## Start Material provided
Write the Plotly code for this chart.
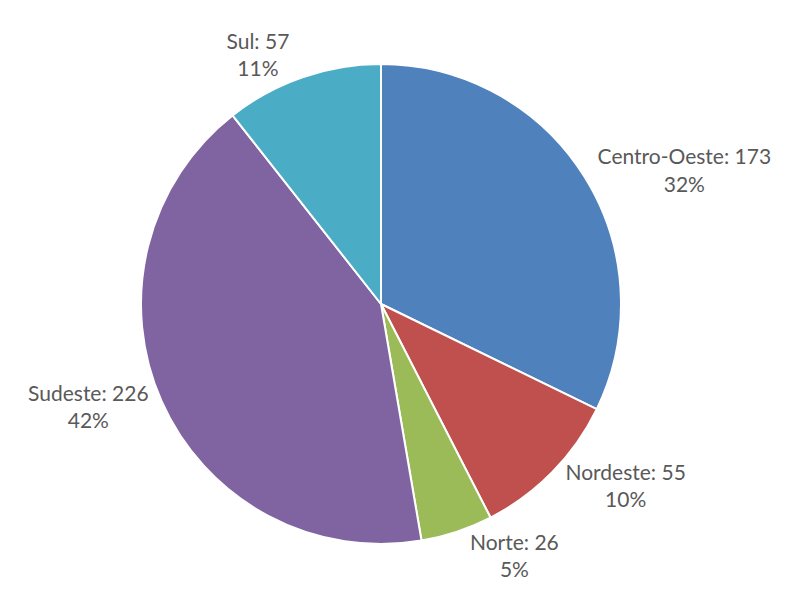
import plotly.graph_objects as go

regioes = ['Centro-Oeste', 'Nordeste', 'Norte', 'Sudeste', 'Sul']
valores = [173, 55, 26, 226, 57]
cores = ['#4F81BD', '#C0504D', '#9BBB59', '#8064A2', '#4BACC6']

fig = go.Figure(go.Pie(
    labels=regioes,
    values=valores,
    sort=False,
    direction='clockwise',
    rotation=0,
    marker=dict(colors=cores, line=dict(color='white', width=2)),
    texttemplate='%{label}: %{value}<br>%{percent:.0%}',
    textposition='outside',
    textfont=dict(family='Lato', size=21, color='#595959'),
    domain=dict(x=[133 / 785, 613 / 785], y=[65 / 601, 545 / 601]),
    showlegend=False,
    hoverinfo='label+value+percent',
))

fig.update_layout(
    width=785,
    height=601,
    margin=dict(l=0, r=0, t=0, b=0),
    paper_bgcolor='white',
    plot_bgcolor='white',
)

fig.write_html("out.html")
## End Material provided
Your goal: Your task is to reproduce all of the material exactly. The pictures stay out.

Written solution:
Write the Plotly code for this chart.
import plotly.graph_objects as go

regioes = ['Centro-Oeste', 'Nordeste', 'Norte', 'Sudeste', 'Sul']
valores = [173, 55, 26, 226, 57]
cores = ['#4F81BD', '#C0504D', '#9BBB59', '#8064A2', '#4BACC6']

fig = go.Figure(go.Pie(
    labels=regioes,
    values=valores,
    sort=False,
    direction='clockwise',
    rotation=0,
    marker=dict(colors=cores, line=dict(color='white', width=2)),
    texttemplate='%{label}: %{value}<br>%{percent:.0%}',
    textposition='outside',
    textfont=dict(family='Lato', size=21, color='#595959'),
    domain=dict(x=[133 / 785, 613 / 785], y=[65 / 601, 545 / 601]),
    showlegend=False,
    hoverinfo='label+value+percent',
))

fig.update_layout(
    width=785,
    height=601,
    margin=dict(l=0, r=0, t=0, b=0),
    paper_bgcolor='white',
    plot_bgcolor='white',
)

fig.write_html("out.html")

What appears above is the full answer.